• GOAL OF THE EXERCISE:
Begin at the first line of the data and copy each line through the one containing "2.443, 2.443, 2.444, 2.444, 2.444];", that line included, with no pictures.

• DATASET EXTRACT:
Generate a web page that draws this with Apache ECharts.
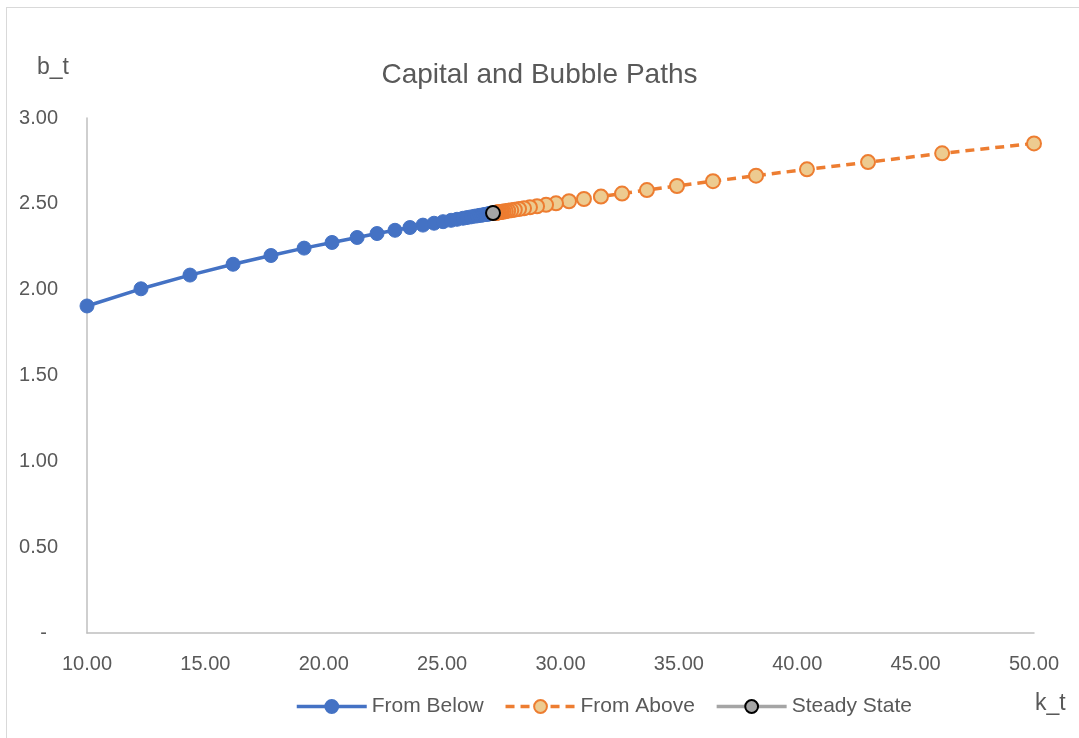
<!DOCTYPE html>
<html>
<head>
<meta charset="utf-8">
<script src="https://cdn.jsdelivr.net/npm/echarts@6/dist/echarts.min.js"></script>
<style>
  html, body { margin: 0; padding: 0; background: #fff; }
  #frame { position: absolute; left: 6px; top: 7px; width: 1100px; height: 760px; border: 1px solid #D9D9D9; }
  #chart { position: absolute; left: 0; top: 0; width: 1079px; height: 738px; }
</style>
</head>
<body>
<div id="frame"></div>
<div id="chart"></div>
<script>
// Capital path approaching the steady state from below
const kBelow = [10.00, 12.28, 14.35, 16.17, 17.77, 19.17, 20.35, 21.41, 22.25, 23.01,
  23.64, 24.19, 24.66, 25.04, 25.38, 25.63, 25.88, 26.05, 26.22, 26.37,
  26.49, 26.59, 26.67, 26.74, 26.81, 26.86, 26.90, 26.94, 26.97, 27.00,
  27.02, 27.04, 27.06, 27.07, 27.08];
const bBelow = [1.905, 2.005, 2.085, 2.148, 2.199, 2.242, 2.275, 2.304, 2.327, 2.346,
  2.362, 2.376, 2.387, 2.396, 2.404, 2.410, 2.416, 2.420, 2.424, 2.428,
  2.430, 2.433, 2.434, 2.436, 2.438, 2.439, 2.440, 2.441, 2.441, 2.442,
  2.443, 2.443, 2.444, 2.444, 2.444];

// Capital path approaching the steady state from above
const kAbove = [50.00, 46.12, 42.99, 40.41, 38.26, 36.44, 34.92, 33.65, 32.60, 31.71,
  30.99, 30.36, 29.81, 29.39, 29.01, 28.71, 28.46, 28.25, 28.07, 27.92,
  27.79, 27.69, 27.60, 27.53, 27.47, 27.41, 27.37, 27.34, 27.31, 27.28,
  27.26, 27.24, 27.23];
const bAbove = [2.852, 2.794, 2.743, 2.701, 2.664, 2.632, 2.604, 2.580, 2.560, 2.542,
  2.528, 2.515, 2.503, 2.494, 2.486, 2.480, 2.474, 2.470, 2.466, 2.462,
  2.460, 2.457, 2.455, 2.454, 2.452, 2.451, 2.450, 2.449, 2.449, 2.448,
  2.448, 2.447, 2.447];

// Steady state
const kSteady = [27.15];
const bSteady = [2.446];

const seriesNames = ['From Below', 'From Above', 'Steady State'];
const chartTitle = 'Capital and Bubble Paths';
const xName = 'k_t';
const yName = 'b_t';

const pairs = (xs, ys) => xs.map((x, i) => [x, ys[i]]);
const FONT = '"Liberation Sans", Arial, sans-serif';
const TEXT = '#595959';

const chart = echarts.init(document.getElementById('chart'), null, { renderer: 'canvas' });
chart.setOption({
  animation: false,
  backgroundColor: 'transparent',
  title: {
    text: chartTitle,
    left: 'center',
    top: 56,
    textStyle: { fontFamily: FONT, fontSize: 28, fontWeight: 'normal', color: TEXT }
  },
  graphic: [
    { type: 'text', left: 37, top: 56, style: { text: yName, font: '23px ' + FONT, fill: TEXT } },
    { type: 'text', left: 1035, top: 692, style: { text: xName, font: '23px ' + FONT, fill: TEXT } }
  ],
  legend: {
    data: seriesNames,
    left: 290,
    top: 691,
    itemWidth: 70,
    itemHeight: 16,
    itemGap: 20,
    lineStyle: { width: 3.5 },
    textStyle: { fontFamily: FONT, fontSize: 21, color: TEXT }
  },
  grid: { left: 87, right: 45, top: 118, bottom: 105, containLabel: false },
  xAxis: {
    type: 'value',
    min: 10, max: 50, interval: 5,
    axisLine: { show: true, lineStyle: { color: '#BFBFBF', width: 1.5 } },
    axisTick: { show: false },
    splitLine: { show: false },
    axisLabel: {
      margin: 21, color: TEXT, fontFamily: FONT, fontSize: 20,
      formatter: v => v.toFixed(2)
    }
  },
  yAxis: {
    type: 'value',
    min: 0, max: 3, interval: 0.5,
    axisLine: { show: true, lineStyle: { color: '#BFBFBF', width: 1.5 } },
    axisTick: { show: false },
    splitLine: { show: false },
    axisLabel: {
      margin: 29, color: TEXT, fontFamily: FONT, fontSize: 20,
      formatter: v => (v === 0 ? '-  ' : v.toFixed(2))
    }
  },
  series: [
    {
      name: seriesNames[0], type: 'line', z: 2,
      data: pairs(kBelow, bBelow),
      symbol: 'circle', symbolSize: 14,
      lineStyle: { color: '#4472C4', width: 3.5 },
      itemStyle: { color: '#4472C4', borderColor: '#4472C4', borderWidth: 1 }
    },
    {
      name: seriesNames[1], type: 'line', z: 3,
      data: pairs(kAbove, bAbove),
      symbol: 'circle', symbolSize: 14,
      lineStyle: { color: '#ED7D31', width: 3.5, type: [9, 6] },
      itemStyle: { color: '#EDCB90', borderColor: '#ED7D31', borderWidth: 2 }
    },
    {
      name: seriesNames[2], type: 'line', z: 4,
      data: pairs(kSteady, bSteady),
      symbol: 'circle', symbolSize: 14,
      lineStyle: { color: '#A5A5A5', width: 3.5 },
      itemStyle: { color: '#A5A5A5', borderColor: '#000000', borderWidth: 2 }
    }
  ]
});
</script>
</body>
</html>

• RESULT FOR THIS EXERCISE:
Generate a web page that draws this with Apache ECharts.
<!DOCTYPE html>
<html>
<head>
<meta charset="utf-8">
<script src="https://cdn.jsdelivr.net/npm/echarts@6/dist/echarts.min.js"></script>
<style>
  html, body { margin: 0; padding: 0; background: #fff; }
  #frame { position: absolute; left: 6px; top: 7px; width: 1100px; height: 760px; border: 1px solid #D9D9D9; }
  #chart { position: absolute; left: 0; top: 0; width: 1079px; height: 738px; }
</style>
</head>
<body>
<div id="frame"></div>
<div id="chart"></div>
<script>
// Capital path approaching the steady state from below
const kBelow = [10.00, 12.28, 14.35, 16.17, 17.77, 19.17, 20.35, 21.41, 22.25, 23.01,
  23.64, 24.19, 24.66, 25.04, 25.38, 25.63, 25.88, 26.05, 26.22, 26.37,
  26.49, 26.59, 26.67, 26.74, 26.81, 26.86, 26.90, 26.94, 26.97, 27.00,
  27.02, 27.04, 27.06, 27.07, 27.08];
const bBelow = [1.905, 2.005, 2.085, 2.148, 2.199, 2.242, 2.275, 2.304, 2.327, 2.346,
  2.362, 2.376, 2.387, 2.396, 2.404, 2.410, 2.416, 2.420, 2.424, 2.428,
  2.430, 2.433, 2.434, 2.436, 2.438, 2.439, 2.440, 2.441, 2.441, 2.442,
  2.443, 2.443, 2.444, 2.444, 2.444];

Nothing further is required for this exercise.